> _WHAT YOU HAVE TO DO_
Repeat the records in full and exactly, omitting pictures.

(Figure scripts)
● ● ● ● ● ● ●
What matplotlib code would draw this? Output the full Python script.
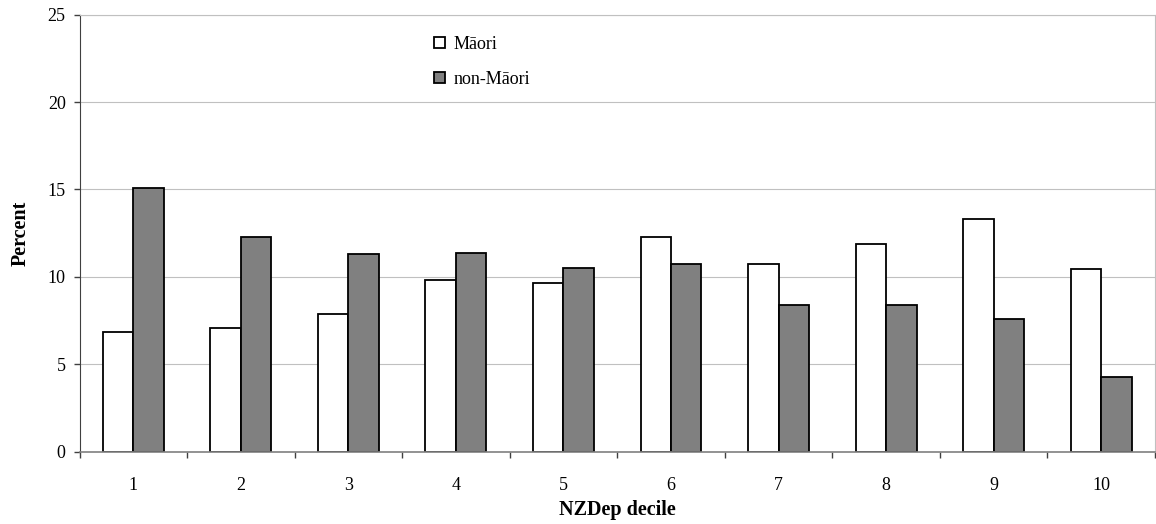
import numpy as np
import matplotlib
matplotlib.use('Agg')
import matplotlib.pyplot as plt

plt.rcParams['font.family'] = ['Liberation Serif', 'DejaVu Serif']

deciles = [1, 2, 3, 4, 5, 6, 7, 8, 9, 10]
maori = [6.86, 7.06, 7.88, 9.82, 9.63, 12.30, 10.74, 11.88, 13.33, 10.43]
non_maori = [15.07, 12.30, 11.29, 11.35, 10.53, 10.74, 8.39, 8.39, 7.57, 4.29]
yticks = [0, 5, 10, 15, 20, 25]

fig = plt.figure(figsize=(11.56, 5.24), dpi=100)
ax = fig.add_axes([0.0688, 0.138, 0.9303, 0.834])

x = np.array(deciles)
w = 0.283
ax.bar(x - w / 2, maori, width=w, color='white', edgecolor='black',
       linewidth=1.3, label='Māori', zorder=3)
ax.bar(x + w / 2, non_maori, width=w, color='#808080', edgecolor='black',
       linewidth=1.3, label='non-Māori', zorder=3)

ax.set_xlim(0.5, 10.5)
ax.set_ylim(0, 25)
ax.set_yticks(yticks)
ax.set_xticks(x)
ax.set_xticks(np.arange(0.5, 11, 1), minor=True)
ax.tick_params(axis='x', which='major', length=0, pad=18, labelsize=13)
ax.tick_params(axis='x', which='minor', length=4, width=1, color='#404040',
               direction='out')
ax.tick_params(axis='y', length=4, width=1, color='#404040', pad=6,
               labelsize=13)

ax.grid(axis='y', color='#c0c0c0', linewidth=0.8, zorder=0)
ax.set_axisbelow(True)
for s in ['top', 'right']:
    ax.spines[s].set_color('#c0c0c0')
    ax.spines[s].set_linewidth(0.8)
ax.spines['left'].set_color('#404040')
ax.spines['bottom'].set_color('#808080')
ax.spines['bottom'].set_linewidth(1.2)
ax.spines['bottom'].set_zorder(4)

ax.set_xlabel('NZDep decile', fontsize=14.5, fontweight='bold')
ax.xaxis.set_label_coords(0.5, -0.133)
ax.xaxis.label.set_verticalalignment('center')
ax.set_ylabel('Percent', fontsize=14.5, fontweight='bold')
ax.yaxis.set_label_coords(-0.055, 0.5)
ax.yaxis.label.set_verticalalignment('center')

leg = ax.legend(loc='upper left', bbox_to_anchor=(0.3296, 0.952),
                frameon=False, fontsize=13, handlelength=0.6,
                handleheight=0.6, handletextpad=0.5, labelspacing=1.0,
                borderpad=0, borderaxespad=0)

fig.savefig('out.png', dpi=100)
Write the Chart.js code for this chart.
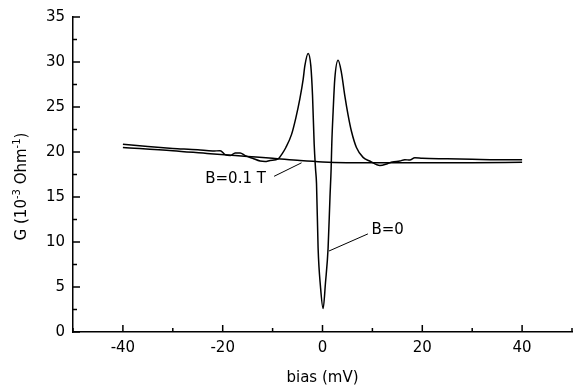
● ● ● ● ● ● ●
> _EXERCISE SOLUTION_
What matplotlib code would draw this? Output the full Python script.
import numpy as np
import matplotlib
matplotlib.use('Agg')
import matplotlib.pyplot as plt

plt.rcParams['font.family'] = ['Liberation Serif', 'DejaVu Serif']

deciles = [1, 2, 3, 4, 5, 6, 7, 8, 9, 10]
maori = [6.86, 7.06, 7.88, 9.82, 9.63, 12.30, 10.74, 11.88, 13.33, 10.43]
non_maori = [15.07, 12.30, 11.29, 11.35, 10.53, 10.74, 8.39, 8.39, 7.57, 4.29]
yticks = [0, 5, 10, 15, 20, 25]

fig = plt.figure(figsize=(11.56, 5.24), dpi=100)
ax = fig.add_axes([0.0688, 0.138, 0.9303, 0.834])

x = np.array(deciles)
w = 0.283
ax.bar(x - w / 2, maori, width=w, color='white', edgecolor='black',
       linewidth=1.3, label='Māori', zorder=3)
ax.bar(x + w / 2, non_maori, width=w, color='#808080', edgecolor='black',
       linewidth=1.3, label='non-Māori', zorder=3)

ax.set_xlim(0.5, 10.5)
ax.set_ylim(0, 25)
ax.set_yticks(yticks)
ax.set_xticks(x)
ax.set_xticks(np.arange(0.5, 11, 1), minor=True)
ax.tick_params(axis='x', which='major', length=0, pad=18, labelsize=13)
ax.tick_params(axis='x', which='minor', length=4, width=1, color='#404040',
               direction='out')
ax.tick_params(axis='y', length=4, width=1, color='#404040', pad=6,
               labelsize=13)

ax.grid(axis='y', color='#c0c0c0', linewidth=0.8, zorder=0)
ax.set_axisbelow(True)
for s in ['top', 'right']:
    ax.spines[s].set_color('#c0c0c0')
    ax.spines[s].set_linewidth(0.8)
ax.spines['left'].set_color('#404040')
ax.spines['bottom'].set_color('#808080')
ax.spines['bottom'].set_linewidth(1.2)
ax.spines['bottom'].set_zorder(4)

ax.set_xlabel('NZDep decile', fontsize=14.5, fontweight='bold')
ax.xaxis.set_label_coords(0.5, -0.133)
ax.xaxis.label.set_verticalalignment('center')
ax.set_ylabel('Percent', fontsize=14.5, fontweight='bold')
ax.yaxis.set_label_coords(-0.055, 0.5)
ax.yaxis.label.set_verticalalignment('center')

leg = ax.legend(loc='upper left', bbox_to_anchor=(0.3296, 0.952),
                frameon=False, fontsize=13, handlelength=0.6,
                handleheight=0.6, handletextpad=0.5, labelspacing=1.0,
                borderpad=0, borderaxespad=0)

fig.savefig('out.png', dpi=100)
Write the Chart.js code for this chart.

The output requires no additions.